Daily Practice VIP 2026-06-28

Just One Card Today

Don't plan the whole book. Write one palm-sized card. Lines start to appear between scattered stars.

You've been wanting to write a book for a year, but the outline won't settle, so every day you just open and close the notes app. Or you want to start a blog, but the "overall concept" refuses to come, and the first post never gets written. This essay is for you. We'll go slowly.

Up front: don't try to design the whole book. Just write one card today. Cards stack into a book. The reverse does not work.


Here's the trap most people fall into. They try to make a table of contents first. Chapter 1, 2, 3 — the whole structure mapped before anything is written. School trained them: introduction, body, conclusion, plan before you write.

But in creative work, this is a trap. The table of contents is the shape of content you haven't thought yet. Structuring what doesn't exist empties your head. Three days of staring, then you quit.

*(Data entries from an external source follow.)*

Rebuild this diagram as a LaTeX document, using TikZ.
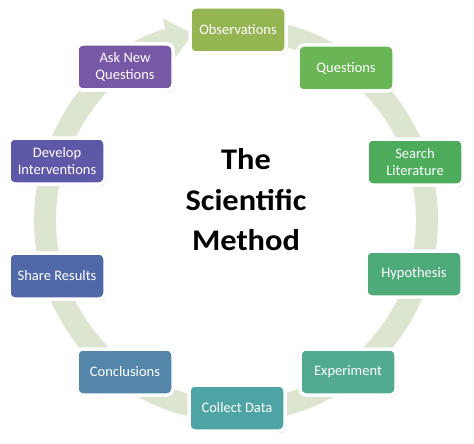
\documentclass[tikz,border=0pt]{standalone}
\usepackage{fontspec}
\setmainfont{Carlito}
\usetikzlibrary{arrows.meta,shadows}
\definecolor{ring}{HTML}{DCE5CF}
\definecolor{cobs}{HTML}{94B552}
\definecolor{cque}{HTML}{6AB556}
\definecolor{csea}{HTML}{4CAC5C}
\definecolor{chyp}{HTML}{4EAA78}
\definecolor{cexp}{HTML}{52AA90}
\definecolor{ccol}{HTML}{4EA4A4}
\definecolor{ccon}{HTML}{5486AA}
\definecolor{csha}{HTML}{5068A8}
\definecolor{cdev}{HTML}{5E58A8}
\definecolor{cask}{HTML}{7658A6}
\tikzset{
  stepbox/.style={draw=white, line width=3.5pt, rounded corners=6pt,
    minimum width=96pt, minimum height=46pt, inner sep=2pt, align=center,
    text=white, font=\fontsize{14.5}{17.5}\selectfont,
    drop shadow={opacity=0.22, shadow xshift=1.5pt, shadow yshift=-2pt}},
  titletext/.style={font=\bfseries\fontsize{30}{36}\selectfont, anchor=base, inner sep=0pt},
  ringline/.style={draw=ring, line width=22pt}
}
\begin{document}
\begin{tikzpicture}[x=1pt,y=1pt]
\useasboundingbox[fill=white] (0,0) rectangle (474,-444);
\coordinate (C) at (236,-220);
% circular arrow
\draw[ringline, -{Triangle[width=42pt,length=26pt]}, ring]
  (C) ++(80:191) arc[start angle=80, end angle=-257, radius=191];
% boxes
\node[stepbox, fill=cobs] (obs) at (238,-30) {Observations};
\node[stepbox, fill=cque] (que) at (346,-68) {Questions};
\node[stepbox, fill=csea] (sea) at (415,-162) {Search\\Literature};
\node[stepbox, fill=chyp] (hyp) at (414,-274) {Hypothesis};
\node[stepbox, fill=cexp] (exp) at (348,-372) {Experiment};
\node[stepbox, fill=ccol] (col) at (237,-408) {Collect Data};
\node[stepbox, fill=ccon] (con) at (125,-372) {Conclusions};
\node[stepbox, fill=csha] (sha) at (57,-276) {Share Results};
\node[stepbox, fill=cdev] (dev) at (57,-161) {Develop\\Interventions};
\node[stepbox, fill=cask] (ask) at (125,-67) {Ask New\\Questions};
% title
\node[titletext] (t1) at (246,-169) {\scalebox{1.08}[1]{The}};
\node[titletext] (t2) at (246,-210) {\scalebox{1.08}[1]{Scientific}};
\node[titletext] (t3) at (246,-250) {\scalebox{1.08}[1]{Method}};
\end{tikzpicture}
\end{document}
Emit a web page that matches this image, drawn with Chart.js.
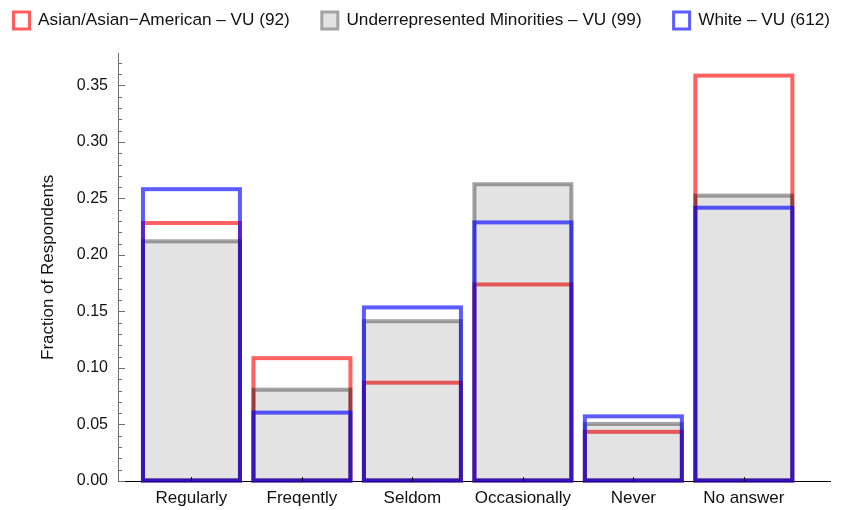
<!DOCTYPE html>
<html><head><meta charset="utf-8">
<script src="https://cdn.jsdelivr.net/npm/chart.js@4/dist/chart.umd.min.js"></script>
<style>html,body{margin:0;padding:0;background:#fff}</style>
</head><body>
<canvas id="c" width="853" height="510"></canvas>
<script>
const categories = ["Regularly", "Freqently", "Seldom", "Occasionally", "Never", "No answer"];
const seriesNames = ["Asian/Asian\u2212American \u2013 VU (92)", "Underrepresented Minorities \u2013 VU (99)", "White \u2013 VU (612)"];
const asianValues = [0.2283, 0.1087, 0.0870, 0.1739, 0.0435, 0.3587];
const minorityValues = [0.2121, 0.0808, 0.1414, 0.2626, 0.0505, 0.2525];
const whiteValues = [0.2582, 0.0605, 0.1536, 0.2288, 0.0572, 0.2418];
const yTickValues = [0, 0.05, 0.10, 0.15, 0.20, 0.25, 0.30, 0.35];
const yAxisTitle = "Fraction of Respondents";

const FONT = '"Liberation Sans", Arial, sans-serif';
const edgeColors = ['rgba(255,0,0,0.62)', 'rgba(0,0,0,0.36)', 'rgba(0,0,255,0.64)'];
const fillColors = ['rgba(0,0,0,0)', 'rgba(0,0,0,0.11)', 'rgba(0,0,0,0)'];
const legendFill = ['#ffffff', '#e3e3e3', '#ffffff'];
const legendStroke = ['#ff5e5e', '#a3a3a3', '#5c5cff'];

const PADL = -18.5, PADR = -15;

function toPoints(vals) { return vals.map((v, i) => ({x: i + 1, y: v})); }

const outlinePlugin = {
  id: 'outlines',
  afterDatasetDraw(chart, args) {
    const ctx = chart.ctx;
    ctx.save();
    ctx.strokeStyle = edgeColors[args.index];
    ctx.lineWidth = 4;
    ctx.lineJoin = 'miter';
    args.meta.data.forEach(el => {
      const p = el.getProps(['x', 'y', 'base', 'width'], true);
      ctx.strokeRect(p.x - p.width / 2, p.y, p.width, p.base - p.y);
    });
    ctx.restore();
  }
};

const tickPlugin = {
  id: 'inTicks',
  afterDraw(chart) {
    const ctx = chart.ctx;
    const ys = chart.scales.y, xs = chart.scales.x;
    const ax = ys.right;
    ctx.save();
    ctx.strokeStyle = '#6e6e6e';
    ctx.lineWidth = 1;
    ctx.beginPath();
    for (let k = 0; k <= 37; k++) {
      const v = k / 100;
      const py = Math.round(ys.getPixelForValue(v)) + 0.5;
      const len = (k % 5 === 0) ? 7 : 4;
      ctx.moveTo(ax, py); ctx.lineTo(ax + len, py);
    }
    ctx.stroke();
    ctx.strokeStyle = '#000';
    ctx.beginPath();
    const by = xs.top;
    categories.forEach((c, i) => {
      const px = Math.round(xs.getPixelForValue(i + 1)) + 0.5;
      ctx.moveTo(px, by); ctx.lineTo(px, by - 4);
    });
    ctx.stroke();
    ctx.restore();
  }
};

new Chart(document.getElementById('c'), {
  type: 'bar',
  data: {
    datasets: [
      {label: seriesNames[0], data: toPoints(asianValues), backgroundColor: fillColors[0], borderWidth: 0, order: 3},
      {label: seriesNames[1], data: toPoints(minorityValues), backgroundColor: fillColors[1], borderWidth: 0, order: 2},
      {label: seriesNames[2], data: toPoints(whiteValues), backgroundColor: fillColors[2], borderWidth: 0, order: 1}
    ]
  },
  options: {
    responsive: false,
    animation: false,
    grouped: false,
    barThickness: 97,
    inflateAmount: 0,
    layout: {padding: {left: PADL, right: PADR, top: -20, bottom: 0}},
    plugins: {
      tooltip: {enabled: false},
      legend: {
        display: true,
        position: 'top',
        align: 'start',
        labels: {
          font: {family: FONT, size: 17.2},
          color: '#111',
          boxWidth: 16,
          boxHeight: 17,
          padding: 32,
          generateLabels: () => seriesNames.map((n, i) => ({
            text: n, fillStyle: legendFill[i], strokeStyle: legendStroke[i],
            lineWidth: 3, hidden: false, datasetIndex: i, fontColor: '#111'
          }))
        }
      },
      title: {display: true, text: '', weight: 500, font: {size: 8}, padding: {top: 1, bottom: 4}}
    },
    scales: {
      x: {
        type: 'linear',
        min: 0.335,
        max: 6.78,
        offset: false,
        afterBuildTicks: (s) => { s.ticks = categories.map((c, i) => ({value: i + 1})); },
        afterFit: (s) => { s.height = 29; },
        grid: {display: true, drawOnChartArea: false, drawTicks: false, offset: false},
        border: {display: true, color: '#000', width: 1},
        ticks: {
          autoSkip: false, maxRotation: 0, padding: 7,
          font: {family: FONT, size: 17}, color: '#111',
          callback: (v) => categories[Math.round(v) - 1] || ''
        }
      },
      y: {
        type: 'linear',
        min: 0,
        max: 0.378,
        afterBuildTicks: (s) => { s.ticks = yTickValues.map(v => ({value: v})); },
        afterFit: (s) => { s.width = 118 - PADL; },
        grid: {display: true, drawOnChartArea: false, drawTicks: false},
        border: {display: true, color: '#6e6e6e', width: 1},
        ticks: {
          padding: 10,
          font: {family: FONT, size: 16}, color: '#111',
          callback: (v) => Number(v).toFixed(2)
        },
        title: {
          display: true, text: yAxisTitle,
          font: {family: FONT, size: 17}, color: '#111',
          padding: {top: 38 - PADL, bottom: 0}
        }
      },
      ySpacer: {
        type: 'linear',
        position: 'right',
        display: true,
        afterBuildTicks: (s) => { s.ticks = []; },
        afterFit: (s) => { s.width = 23 - PADR; },
        grid: {display: false, drawTicks: false},
        border: {display: false},
        ticks: {display: false}
      }
    }
  },
  plugins: [outlinePlugin, tickPlugin]
});
</script>
</body></html>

Look at what real book writers actually do and it's different. They write fragments first. One thought that arrived this morning, one scene from yesterday, one conversation with a friend. Each goes on one card. The table of contents emerges naturally once maybe 50 cards have stacked up.


Here's what I mean by a card. Palm-sized. One thought. Reads independently.

A paper card, an Obsidian note, a single Evernote page — format doesn't matter. What matters is the principle: one thought = one card.

Don't cram multiple thoughts into one card. The core function of a card is rearrangement. With one thought per card, you can decide later whether this card belongs in chapter 3 or chapter 7. A card with three thoughts can't go anywhere.

In my own writing, a card usually lands between 200 and 800 characters — at most three or four manuscript pages. Longer than that, split it into two cards.


The clean analogy is constellations. Thousands of stars in the night sky. One star is a dot. Two or three still mean nothing.

Then at some point, humans started drawing lines between them. "Connect this star to that one and it looks like a lion." "That group looks like a ladle." Constellations were born.

Here's the key. The constellations came after the stars. Stars first, lines later. Not the other way around. Nobody arranged stars to make a lion shape.

Cards and books work exactly this way. Cards are stars. The book is the constellation. Stack cards first, and at some point you see lines between them. "These two cards are saying the same thing." "These five cards could form one chapter." The structure of the book appears then. You don't design it — you discover it.


Now the practical rhythm. How often? One card a day.

One. Sounds like a lot? It isn't. A card takes about 15 minutes. You can write it on the subway on your phone. You can write it in the 5 minutes after lunch with your coffee.

A year of this gets you — 365 days × 1 card = 365 cards. If a card averages 400 characters, that's 146,000 characters. A typical book is 100,000 to 150,000. Which means one card a day equals one book a year.

Why this matters: most people see "write a book" as one huge block. 100,000 characters feels too big. So they never start. But a 400-character card isn't big. You can write one over coffee. The total volume is the same whether you write 365 cards or one giant lump, but the question of whether you can start is completely different.


The second aha moment:

Thoughts are planted. Writing is harvested.

Writing cards is the planting phase. One seed a day. Don't think about harvest then. Just plant. After 2-3 months of planting, about 100 cards stack up.

Then comes the weaving phase. Spread all 100 cards on a table and group them. Similar topics cluster into 5-7 piles. Those piles are chapters. Ordering cards within a pile gives you the flow inside a chapter.

Two advantages. One, planting has no pressure — just one card. Two, when weaving time comes, the raw material already exists. No staring at a blank page. You pick and arrange 100 cards you already have.


Three tactics you can use starting today.

Tip 1. Title each card as a sentence. Not "book," but "books are assembled like constellations." A sentence title pulls content out naturally. One-word titles kill cards.

Tip 2. Write at the same time every day. Morning coffee, subway home, ten minutes before bed — anywhere, as long as it's fixed. Card-writing runs on habit, not willpower.

Tip 3. Spread the cards once a month. When about 30 have stacked up, lay them out — on a table or in Obsidian — all at once. Repeated words, overlapping topics, natural clusters appear. The spine of the book grows there.


Summary.

Books are built bottom-up, not top-down. One card = one thought, 200-800 characters, stands on its own. One a day for a year hits 146,000 characters. After about 100 cards, classify and weave — chapters and flow emerge. You don't manufacture them. They arrive like constellations.

Three verbs: Divide. Stack. Weave. That's the whole card method.

Write one card today. The topic doesn't matter. A song from this morning, a storefront you passed, a friend you haven't seen in years. Four hundred characters. Tomorrow, another. The day after, another. You don't have to imagine the whole book. A card is a self-contained star. The constellations show up on their own.